------ Source excerpt

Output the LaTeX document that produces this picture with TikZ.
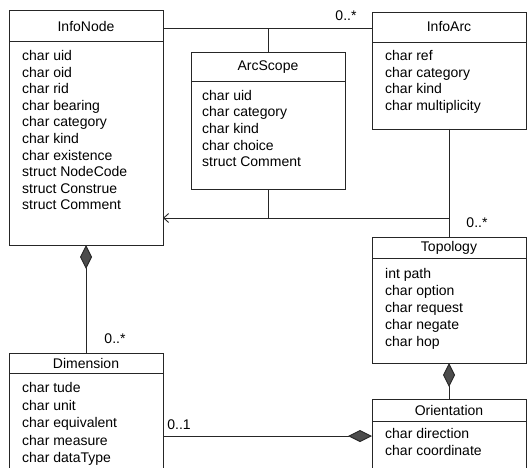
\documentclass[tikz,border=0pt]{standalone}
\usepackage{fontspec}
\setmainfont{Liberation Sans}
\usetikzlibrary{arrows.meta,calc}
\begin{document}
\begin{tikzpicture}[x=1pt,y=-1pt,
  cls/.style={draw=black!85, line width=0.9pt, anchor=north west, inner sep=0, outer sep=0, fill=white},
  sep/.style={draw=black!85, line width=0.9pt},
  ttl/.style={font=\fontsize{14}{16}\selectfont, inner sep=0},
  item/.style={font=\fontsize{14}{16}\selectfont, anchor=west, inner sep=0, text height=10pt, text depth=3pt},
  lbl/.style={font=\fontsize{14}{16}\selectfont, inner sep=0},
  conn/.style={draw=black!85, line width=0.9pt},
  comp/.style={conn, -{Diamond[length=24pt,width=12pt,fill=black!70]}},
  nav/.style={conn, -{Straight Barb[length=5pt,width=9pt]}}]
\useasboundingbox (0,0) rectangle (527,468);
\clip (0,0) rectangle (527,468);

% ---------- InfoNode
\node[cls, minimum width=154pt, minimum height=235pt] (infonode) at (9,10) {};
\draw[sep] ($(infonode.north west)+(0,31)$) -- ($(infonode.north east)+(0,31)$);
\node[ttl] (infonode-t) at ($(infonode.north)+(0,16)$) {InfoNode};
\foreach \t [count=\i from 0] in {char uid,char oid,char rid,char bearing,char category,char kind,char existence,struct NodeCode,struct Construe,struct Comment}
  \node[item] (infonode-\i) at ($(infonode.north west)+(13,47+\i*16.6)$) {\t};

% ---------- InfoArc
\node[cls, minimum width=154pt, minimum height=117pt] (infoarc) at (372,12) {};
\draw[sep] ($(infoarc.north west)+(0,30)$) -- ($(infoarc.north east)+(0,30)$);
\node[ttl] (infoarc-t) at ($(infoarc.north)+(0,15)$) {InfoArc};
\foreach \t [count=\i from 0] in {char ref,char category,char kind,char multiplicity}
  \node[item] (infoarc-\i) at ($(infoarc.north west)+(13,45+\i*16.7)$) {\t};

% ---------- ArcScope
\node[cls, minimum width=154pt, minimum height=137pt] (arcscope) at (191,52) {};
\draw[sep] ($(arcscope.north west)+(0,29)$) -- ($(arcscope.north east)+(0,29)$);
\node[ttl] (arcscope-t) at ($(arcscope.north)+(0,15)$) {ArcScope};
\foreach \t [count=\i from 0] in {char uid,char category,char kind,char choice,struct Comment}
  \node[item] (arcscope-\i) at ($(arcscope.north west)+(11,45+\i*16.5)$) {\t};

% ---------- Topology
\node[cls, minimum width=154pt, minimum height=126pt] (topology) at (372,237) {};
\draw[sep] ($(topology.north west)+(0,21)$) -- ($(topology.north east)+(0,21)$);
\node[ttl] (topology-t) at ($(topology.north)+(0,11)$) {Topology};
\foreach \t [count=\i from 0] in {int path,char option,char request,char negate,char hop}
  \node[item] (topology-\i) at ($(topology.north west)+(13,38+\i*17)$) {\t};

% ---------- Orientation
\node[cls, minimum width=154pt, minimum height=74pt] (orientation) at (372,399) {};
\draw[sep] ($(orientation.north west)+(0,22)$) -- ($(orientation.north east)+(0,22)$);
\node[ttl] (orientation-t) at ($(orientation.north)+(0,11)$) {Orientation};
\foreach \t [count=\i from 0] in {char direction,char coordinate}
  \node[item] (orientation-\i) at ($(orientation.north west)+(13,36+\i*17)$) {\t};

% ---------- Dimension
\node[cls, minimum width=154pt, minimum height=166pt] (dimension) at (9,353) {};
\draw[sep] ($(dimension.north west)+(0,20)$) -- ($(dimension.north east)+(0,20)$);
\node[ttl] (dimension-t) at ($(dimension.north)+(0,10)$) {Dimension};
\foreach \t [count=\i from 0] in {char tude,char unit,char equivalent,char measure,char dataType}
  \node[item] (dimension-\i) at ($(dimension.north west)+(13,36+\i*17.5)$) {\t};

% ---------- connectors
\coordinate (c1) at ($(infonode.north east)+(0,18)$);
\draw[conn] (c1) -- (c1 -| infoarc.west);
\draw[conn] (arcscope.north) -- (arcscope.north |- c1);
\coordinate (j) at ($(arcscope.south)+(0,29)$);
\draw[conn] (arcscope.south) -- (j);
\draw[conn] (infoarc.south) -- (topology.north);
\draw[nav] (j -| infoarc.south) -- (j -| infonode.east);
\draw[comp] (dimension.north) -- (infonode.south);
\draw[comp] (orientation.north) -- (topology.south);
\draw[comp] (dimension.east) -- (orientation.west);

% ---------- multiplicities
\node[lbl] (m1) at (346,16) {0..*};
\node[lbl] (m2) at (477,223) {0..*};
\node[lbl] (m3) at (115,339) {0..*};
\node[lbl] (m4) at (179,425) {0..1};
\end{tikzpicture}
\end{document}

------------

■ Exercise directions ■
Set down again, exactly, the lines of the material above from its first line to the one with "(infonode-\i) at ($(infonode.north", inclusive. Leave the pictures out.

■ The solution ■
Output the LaTeX document that produces this picture with TikZ.
\documentclass[tikz,border=0pt]{standalone}
\usepackage{fontspec}
\setmainfont{Liberation Sans}
\usetikzlibrary{arrows.meta,calc}
\begin{document}
\begin{tikzpicture}[x=1pt,y=-1pt,
  cls/.style={draw=black!85, line width=0.9pt, anchor=north west, inner sep=0, outer sep=0, fill=white},
  sep/.style={draw=black!85, line width=0.9pt},
  ttl/.style={font=\fontsize{14}{16}\selectfont, inner sep=0},
  item/.style={font=\fontsize{14}{16}\selectfont, anchor=west, inner sep=0, text height=10pt, text depth=3pt},
  lbl/.style={font=\fontsize{14}{16}\selectfont, inner sep=0},
  conn/.style={draw=black!85, line width=0.9pt},
  comp/.style={conn, -{Diamond[length=24pt,width=12pt,fill=black!70]}},
  nav/.style={conn, -{Straight Barb[length=5pt,width=9pt]}}]
\useasboundingbox (0,0) rectangle (527,468);
\clip (0,0) rectangle (527,468);

% ---------- InfoNode
\node[cls, minimum width=154pt, minimum height=235pt] (infonode) at (9,10) {};
\draw[sep] ($(infonode.north west)+(0,31)$) -- ($(infonode.north east)+(0,31)$);
\node[ttl] (infonode-t) at ($(infonode.north)+(0,16)$) {InfoNode};
\foreach \t [count=\i from 0] in {char uid,char oid,char rid,char bearing,char category,char kind,char existence,struct NodeCode,struct Construe,struct Comment}
  \node[item] (infonode-\i) at ($(infonode.north west)+(13,47+\i*16.6)$) {\t};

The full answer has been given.